Look below for the line with "Clone this chart in D3.js." and the line with "const rx = d3.scaleLinear().domain([0, 8]).range(cfg.riskRange);"; repeat exactly those two lines and all lines between them, but no pictures.

»»

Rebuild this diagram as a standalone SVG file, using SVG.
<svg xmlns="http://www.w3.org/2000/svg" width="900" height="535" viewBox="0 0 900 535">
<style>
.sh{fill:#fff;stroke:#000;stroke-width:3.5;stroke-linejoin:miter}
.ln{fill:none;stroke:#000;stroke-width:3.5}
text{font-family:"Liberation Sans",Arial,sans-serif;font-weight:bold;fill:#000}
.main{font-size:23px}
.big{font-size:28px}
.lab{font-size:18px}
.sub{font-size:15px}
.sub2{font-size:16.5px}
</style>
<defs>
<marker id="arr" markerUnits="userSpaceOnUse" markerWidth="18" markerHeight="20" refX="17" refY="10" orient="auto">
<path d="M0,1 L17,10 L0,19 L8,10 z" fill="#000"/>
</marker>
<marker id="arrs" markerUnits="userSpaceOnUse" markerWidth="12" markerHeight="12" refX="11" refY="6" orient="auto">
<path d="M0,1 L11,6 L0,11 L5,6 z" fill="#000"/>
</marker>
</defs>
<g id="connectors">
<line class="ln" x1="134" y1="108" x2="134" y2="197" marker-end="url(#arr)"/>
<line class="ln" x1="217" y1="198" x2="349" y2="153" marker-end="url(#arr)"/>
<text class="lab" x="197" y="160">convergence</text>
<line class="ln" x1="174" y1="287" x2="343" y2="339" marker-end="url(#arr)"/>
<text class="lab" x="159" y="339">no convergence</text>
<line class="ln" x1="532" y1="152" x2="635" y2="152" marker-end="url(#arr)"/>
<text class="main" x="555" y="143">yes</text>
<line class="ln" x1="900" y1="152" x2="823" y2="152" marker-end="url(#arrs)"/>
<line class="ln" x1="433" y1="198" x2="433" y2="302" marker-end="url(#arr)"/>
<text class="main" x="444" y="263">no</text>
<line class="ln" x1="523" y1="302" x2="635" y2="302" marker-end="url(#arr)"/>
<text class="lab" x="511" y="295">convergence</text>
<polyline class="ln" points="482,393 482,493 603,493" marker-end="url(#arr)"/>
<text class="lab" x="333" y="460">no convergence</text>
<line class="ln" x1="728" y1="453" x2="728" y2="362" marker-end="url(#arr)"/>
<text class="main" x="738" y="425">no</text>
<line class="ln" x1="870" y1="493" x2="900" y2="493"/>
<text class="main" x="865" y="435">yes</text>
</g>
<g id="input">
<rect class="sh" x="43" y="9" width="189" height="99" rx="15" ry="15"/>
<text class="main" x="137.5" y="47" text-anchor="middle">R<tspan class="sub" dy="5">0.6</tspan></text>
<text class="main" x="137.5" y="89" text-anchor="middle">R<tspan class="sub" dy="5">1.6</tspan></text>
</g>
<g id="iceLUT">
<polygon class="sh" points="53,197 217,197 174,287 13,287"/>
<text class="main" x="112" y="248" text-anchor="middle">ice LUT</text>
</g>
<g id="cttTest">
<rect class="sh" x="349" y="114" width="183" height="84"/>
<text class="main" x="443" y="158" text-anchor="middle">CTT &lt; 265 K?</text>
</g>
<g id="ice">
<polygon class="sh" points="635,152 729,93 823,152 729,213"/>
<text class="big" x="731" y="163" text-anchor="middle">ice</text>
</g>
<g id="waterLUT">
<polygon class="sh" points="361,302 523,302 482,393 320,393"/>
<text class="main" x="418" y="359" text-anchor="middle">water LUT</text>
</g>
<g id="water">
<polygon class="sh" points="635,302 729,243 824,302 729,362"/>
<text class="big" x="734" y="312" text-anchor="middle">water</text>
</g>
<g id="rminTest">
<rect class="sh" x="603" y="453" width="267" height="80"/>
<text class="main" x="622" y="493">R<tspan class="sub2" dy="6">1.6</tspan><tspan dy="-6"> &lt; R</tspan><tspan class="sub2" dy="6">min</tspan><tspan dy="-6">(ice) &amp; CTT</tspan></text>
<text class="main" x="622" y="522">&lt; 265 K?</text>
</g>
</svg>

««
»»

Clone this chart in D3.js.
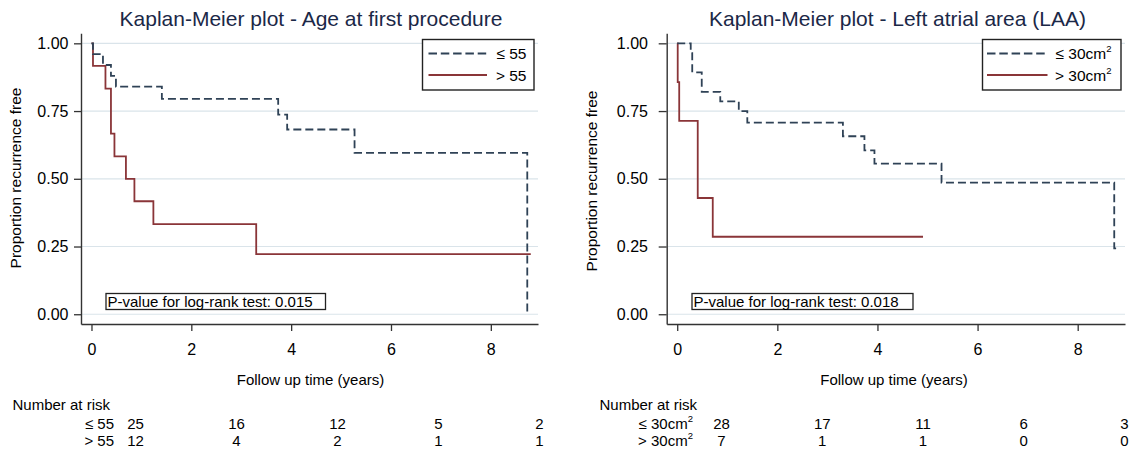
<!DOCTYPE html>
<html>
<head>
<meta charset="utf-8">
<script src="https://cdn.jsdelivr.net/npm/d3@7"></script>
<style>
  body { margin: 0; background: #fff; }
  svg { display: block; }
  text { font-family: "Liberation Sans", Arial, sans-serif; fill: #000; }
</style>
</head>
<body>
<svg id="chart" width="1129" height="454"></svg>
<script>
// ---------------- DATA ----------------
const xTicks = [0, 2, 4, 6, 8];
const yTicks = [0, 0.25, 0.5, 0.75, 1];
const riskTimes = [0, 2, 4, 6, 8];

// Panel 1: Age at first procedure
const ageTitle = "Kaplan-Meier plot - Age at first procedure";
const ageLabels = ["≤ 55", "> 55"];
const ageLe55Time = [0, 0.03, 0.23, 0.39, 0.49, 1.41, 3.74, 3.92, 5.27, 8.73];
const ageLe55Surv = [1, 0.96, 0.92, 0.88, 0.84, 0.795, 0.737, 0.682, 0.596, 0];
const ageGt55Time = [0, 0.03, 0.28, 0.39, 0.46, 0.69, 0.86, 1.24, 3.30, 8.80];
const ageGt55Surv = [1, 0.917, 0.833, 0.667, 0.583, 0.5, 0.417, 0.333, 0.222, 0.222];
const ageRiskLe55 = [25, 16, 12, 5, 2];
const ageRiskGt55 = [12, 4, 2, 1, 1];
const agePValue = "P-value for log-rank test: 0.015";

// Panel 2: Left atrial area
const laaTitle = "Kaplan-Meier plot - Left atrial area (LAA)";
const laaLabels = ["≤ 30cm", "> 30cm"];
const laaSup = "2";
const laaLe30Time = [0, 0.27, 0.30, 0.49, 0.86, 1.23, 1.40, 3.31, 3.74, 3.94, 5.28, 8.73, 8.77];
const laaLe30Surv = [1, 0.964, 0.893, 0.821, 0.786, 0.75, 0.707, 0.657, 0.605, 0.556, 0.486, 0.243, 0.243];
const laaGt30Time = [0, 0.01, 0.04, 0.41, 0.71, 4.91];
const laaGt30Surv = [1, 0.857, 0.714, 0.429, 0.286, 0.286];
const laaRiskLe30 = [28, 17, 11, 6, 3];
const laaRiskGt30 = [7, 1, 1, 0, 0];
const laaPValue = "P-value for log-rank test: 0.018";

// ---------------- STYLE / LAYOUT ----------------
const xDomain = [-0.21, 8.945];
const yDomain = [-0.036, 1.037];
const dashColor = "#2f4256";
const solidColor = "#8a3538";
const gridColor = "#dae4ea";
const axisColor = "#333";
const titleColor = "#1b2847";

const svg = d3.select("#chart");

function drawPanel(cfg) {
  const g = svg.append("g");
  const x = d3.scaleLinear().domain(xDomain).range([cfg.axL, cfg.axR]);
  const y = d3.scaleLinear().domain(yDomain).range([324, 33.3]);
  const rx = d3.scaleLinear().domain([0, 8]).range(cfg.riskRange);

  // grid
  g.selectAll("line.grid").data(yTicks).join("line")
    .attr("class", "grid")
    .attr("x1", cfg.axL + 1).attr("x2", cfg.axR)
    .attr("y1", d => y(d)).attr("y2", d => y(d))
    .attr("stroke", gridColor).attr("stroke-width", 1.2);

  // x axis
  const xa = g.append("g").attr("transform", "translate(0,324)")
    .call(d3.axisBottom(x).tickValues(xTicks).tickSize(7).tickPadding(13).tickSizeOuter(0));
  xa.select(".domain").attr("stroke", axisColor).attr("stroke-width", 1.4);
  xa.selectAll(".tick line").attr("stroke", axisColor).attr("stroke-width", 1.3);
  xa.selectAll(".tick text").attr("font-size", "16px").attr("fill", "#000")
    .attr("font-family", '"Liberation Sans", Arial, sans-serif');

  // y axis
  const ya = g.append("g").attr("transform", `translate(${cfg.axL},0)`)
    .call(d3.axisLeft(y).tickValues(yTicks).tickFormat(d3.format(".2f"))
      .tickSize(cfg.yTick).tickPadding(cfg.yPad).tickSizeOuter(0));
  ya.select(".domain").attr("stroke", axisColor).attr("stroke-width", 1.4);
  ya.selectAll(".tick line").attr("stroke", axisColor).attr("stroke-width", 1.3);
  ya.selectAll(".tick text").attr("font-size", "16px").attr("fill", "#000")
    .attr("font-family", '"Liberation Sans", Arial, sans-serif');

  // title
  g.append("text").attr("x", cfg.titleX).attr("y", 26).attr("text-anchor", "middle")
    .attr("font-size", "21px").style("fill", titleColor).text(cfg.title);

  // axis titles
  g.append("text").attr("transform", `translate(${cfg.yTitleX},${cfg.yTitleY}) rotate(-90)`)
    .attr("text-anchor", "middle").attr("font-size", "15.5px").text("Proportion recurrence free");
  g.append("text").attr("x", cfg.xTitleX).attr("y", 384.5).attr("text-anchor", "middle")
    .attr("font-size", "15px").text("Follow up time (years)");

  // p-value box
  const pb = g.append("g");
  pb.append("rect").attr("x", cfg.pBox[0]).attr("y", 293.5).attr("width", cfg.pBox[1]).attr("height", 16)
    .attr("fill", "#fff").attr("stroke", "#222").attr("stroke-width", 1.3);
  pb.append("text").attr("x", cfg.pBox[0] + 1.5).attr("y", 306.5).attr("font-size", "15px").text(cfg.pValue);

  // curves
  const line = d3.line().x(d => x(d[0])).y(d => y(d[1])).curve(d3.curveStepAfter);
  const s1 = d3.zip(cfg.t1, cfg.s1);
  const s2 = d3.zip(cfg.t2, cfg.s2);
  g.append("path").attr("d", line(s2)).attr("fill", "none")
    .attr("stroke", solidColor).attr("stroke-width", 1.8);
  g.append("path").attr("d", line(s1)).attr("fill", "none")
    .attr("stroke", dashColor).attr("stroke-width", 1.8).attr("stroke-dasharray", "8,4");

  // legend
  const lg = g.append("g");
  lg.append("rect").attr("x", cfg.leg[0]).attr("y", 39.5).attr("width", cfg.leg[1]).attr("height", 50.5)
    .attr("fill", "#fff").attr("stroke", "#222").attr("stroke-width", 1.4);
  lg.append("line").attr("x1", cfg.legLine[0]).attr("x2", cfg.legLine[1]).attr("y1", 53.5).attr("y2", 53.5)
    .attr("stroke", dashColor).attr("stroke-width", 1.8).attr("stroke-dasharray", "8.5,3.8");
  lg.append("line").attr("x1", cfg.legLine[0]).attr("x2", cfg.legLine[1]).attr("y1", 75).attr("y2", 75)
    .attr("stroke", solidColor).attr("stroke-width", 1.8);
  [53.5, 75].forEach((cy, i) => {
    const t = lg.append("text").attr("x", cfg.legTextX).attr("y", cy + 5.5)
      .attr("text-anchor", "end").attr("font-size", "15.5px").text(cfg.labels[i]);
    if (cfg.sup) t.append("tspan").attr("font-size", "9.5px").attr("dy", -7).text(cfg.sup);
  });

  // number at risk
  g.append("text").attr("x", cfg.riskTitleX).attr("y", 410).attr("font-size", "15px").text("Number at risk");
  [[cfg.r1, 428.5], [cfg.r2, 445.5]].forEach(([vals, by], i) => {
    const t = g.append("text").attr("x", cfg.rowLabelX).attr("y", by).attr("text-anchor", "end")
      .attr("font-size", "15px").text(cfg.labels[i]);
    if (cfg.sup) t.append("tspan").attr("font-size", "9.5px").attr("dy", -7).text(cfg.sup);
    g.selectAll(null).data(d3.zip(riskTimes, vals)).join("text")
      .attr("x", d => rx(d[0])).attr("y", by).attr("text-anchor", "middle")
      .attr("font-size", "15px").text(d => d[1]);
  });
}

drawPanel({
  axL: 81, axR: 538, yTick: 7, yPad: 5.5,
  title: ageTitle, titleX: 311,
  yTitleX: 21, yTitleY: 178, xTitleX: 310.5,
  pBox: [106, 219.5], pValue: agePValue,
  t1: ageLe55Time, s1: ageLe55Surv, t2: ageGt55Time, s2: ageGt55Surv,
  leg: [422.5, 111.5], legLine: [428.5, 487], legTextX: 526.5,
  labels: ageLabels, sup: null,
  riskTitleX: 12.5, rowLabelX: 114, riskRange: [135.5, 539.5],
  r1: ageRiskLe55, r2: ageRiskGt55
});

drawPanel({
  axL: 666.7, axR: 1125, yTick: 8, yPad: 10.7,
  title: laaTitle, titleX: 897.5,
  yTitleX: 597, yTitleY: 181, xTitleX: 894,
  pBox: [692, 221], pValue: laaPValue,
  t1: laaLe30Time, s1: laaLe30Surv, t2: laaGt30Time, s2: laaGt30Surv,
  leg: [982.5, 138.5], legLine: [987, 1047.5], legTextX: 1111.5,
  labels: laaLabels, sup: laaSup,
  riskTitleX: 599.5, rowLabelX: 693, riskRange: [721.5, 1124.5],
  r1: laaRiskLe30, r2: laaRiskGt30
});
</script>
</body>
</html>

««
»»

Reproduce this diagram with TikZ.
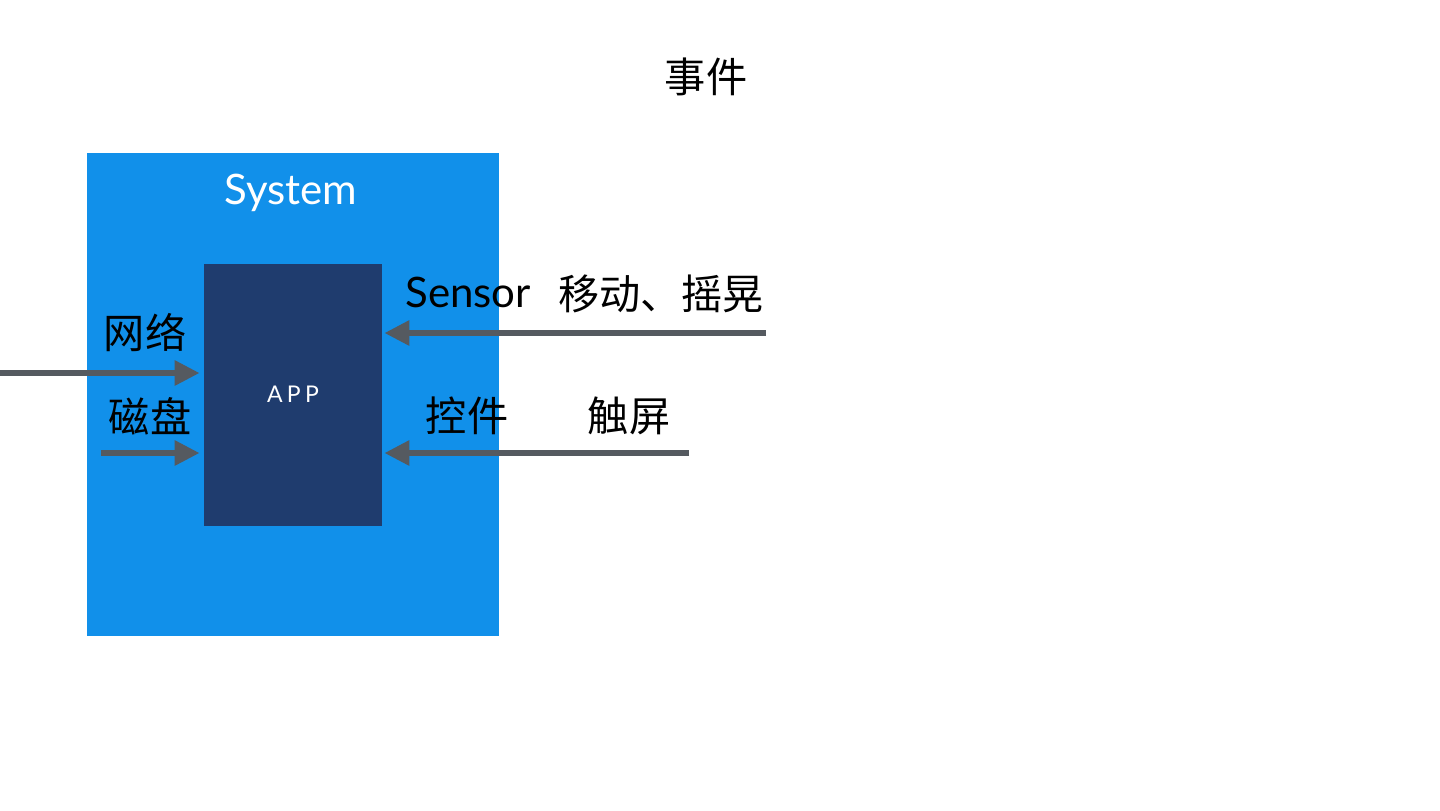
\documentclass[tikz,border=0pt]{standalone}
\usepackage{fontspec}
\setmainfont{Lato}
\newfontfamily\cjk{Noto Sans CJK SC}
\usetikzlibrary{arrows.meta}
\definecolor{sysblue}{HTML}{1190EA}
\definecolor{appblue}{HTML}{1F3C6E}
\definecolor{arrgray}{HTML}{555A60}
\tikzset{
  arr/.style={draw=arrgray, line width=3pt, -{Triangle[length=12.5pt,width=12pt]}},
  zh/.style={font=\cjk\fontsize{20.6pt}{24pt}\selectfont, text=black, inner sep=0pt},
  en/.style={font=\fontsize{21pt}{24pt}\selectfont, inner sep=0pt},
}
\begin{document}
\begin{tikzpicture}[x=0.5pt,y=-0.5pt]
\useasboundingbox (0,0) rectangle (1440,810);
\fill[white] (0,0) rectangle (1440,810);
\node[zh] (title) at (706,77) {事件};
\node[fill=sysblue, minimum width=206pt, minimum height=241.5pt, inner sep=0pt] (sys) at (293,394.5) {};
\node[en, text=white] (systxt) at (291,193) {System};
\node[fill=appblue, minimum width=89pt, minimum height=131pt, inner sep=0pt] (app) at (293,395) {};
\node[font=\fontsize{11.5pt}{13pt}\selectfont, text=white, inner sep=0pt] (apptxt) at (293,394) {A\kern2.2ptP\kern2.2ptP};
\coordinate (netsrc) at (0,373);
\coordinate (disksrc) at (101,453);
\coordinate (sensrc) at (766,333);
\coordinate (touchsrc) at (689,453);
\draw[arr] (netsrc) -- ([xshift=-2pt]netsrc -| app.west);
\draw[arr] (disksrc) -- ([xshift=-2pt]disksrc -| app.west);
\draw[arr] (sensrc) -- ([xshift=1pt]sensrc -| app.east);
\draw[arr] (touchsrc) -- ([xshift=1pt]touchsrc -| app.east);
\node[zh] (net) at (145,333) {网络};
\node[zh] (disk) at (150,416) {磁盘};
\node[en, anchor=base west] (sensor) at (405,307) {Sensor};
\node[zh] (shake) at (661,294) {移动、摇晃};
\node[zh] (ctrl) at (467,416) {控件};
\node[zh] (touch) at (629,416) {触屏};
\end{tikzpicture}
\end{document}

««

- EXPECTED ANSWER
Clone this chart in D3.js.
<!DOCTYPE html>
<html>
<head>
<meta charset="utf-8">
<script src="https://cdn.jsdelivr.net/npm/d3@7"></script>
<style>
  body { margin: 0; background: #fff; }
  svg { display: block; }
  text { font-family: "Liberation Sans", Arial, sans-serif; fill: #000; }
</style>
</head>
<body>
<svg id="chart" width="1129" height="454"></svg>
<script>
// ---------------- DATA ----------------
const xTicks = [0, 2, 4, 6, 8];
const yTicks = [0, 0.25, 0.5, 0.75, 1];
const riskTimes = [0, 2, 4, 6, 8];

// Panel 1: Age at first procedure
const ageTitle = "Kaplan-Meier plot - Age at first procedure";
const ageLabels = ["≤ 55", "> 55"];
const ageLe55Time = [0, 0.03, 0.23, 0.39, 0.49, 1.41, 3.74, 3.92, 5.27, 8.73];
const ageLe55Surv = [1, 0.96, 0.92, 0.88, 0.84, 0.795, 0.737, 0.682, 0.596, 0];
const ageGt55Time = [0, 0.03, 0.28, 0.39, 0.46, 0.69, 0.86, 1.24, 3.30, 8.80];
const ageGt55Surv = [1, 0.917, 0.833, 0.667, 0.583, 0.5, 0.417, 0.333, 0.222, 0.222];
const ageRiskLe55 = [25, 16, 12, 5, 2];
const ageRiskGt55 = [12, 4, 2, 1, 1];
const agePValue = "P-value for log-rank test: 0.015";

// Panel 2: Left atrial area
const laaTitle = "Kaplan-Meier plot - Left atrial area (LAA)";
const laaLabels = ["≤ 30cm", "> 30cm"];
const laaSup = "2";
const laaLe30Time = [0, 0.27, 0.30, 0.49, 0.86, 1.23, 1.40, 3.31, 3.74, 3.94, 5.28, 8.73, 8.77];
const laaLe30Surv = [1, 0.964, 0.893, 0.821, 0.786, 0.75, 0.707, 0.657, 0.605, 0.556, 0.486, 0.243, 0.243];
const laaGt30Time = [0, 0.01, 0.04, 0.41, 0.71, 4.91];
const laaGt30Surv = [1, 0.857, 0.714, 0.429, 0.286, 0.286];
const laaRiskLe30 = [28, 17, 11, 6, 3];
const laaRiskGt30 = [7, 1, 1, 0, 0];
const laaPValue = "P-value for log-rank test: 0.018";

// ---------------- STYLE / LAYOUT ----------------
const xDomain = [-0.21, 8.945];
const yDomain = [-0.036, 1.037];
const dashColor = "#2f4256";
const solidColor = "#8a3538";
const gridColor = "#dae4ea";
const axisColor = "#333";
const titleColor = "#1b2847";

const svg = d3.select("#chart");

function drawPanel(cfg) {
  const g = svg.append("g");
  const x = d3.scaleLinear().domain(xDomain).range([cfg.axL, cfg.axR]);
  const y = d3.scaleLinear().domain(yDomain).range([324, 33.3]);
  const rx = d3.scaleLinear().domain([0, 8]).range(cfg.riskRange);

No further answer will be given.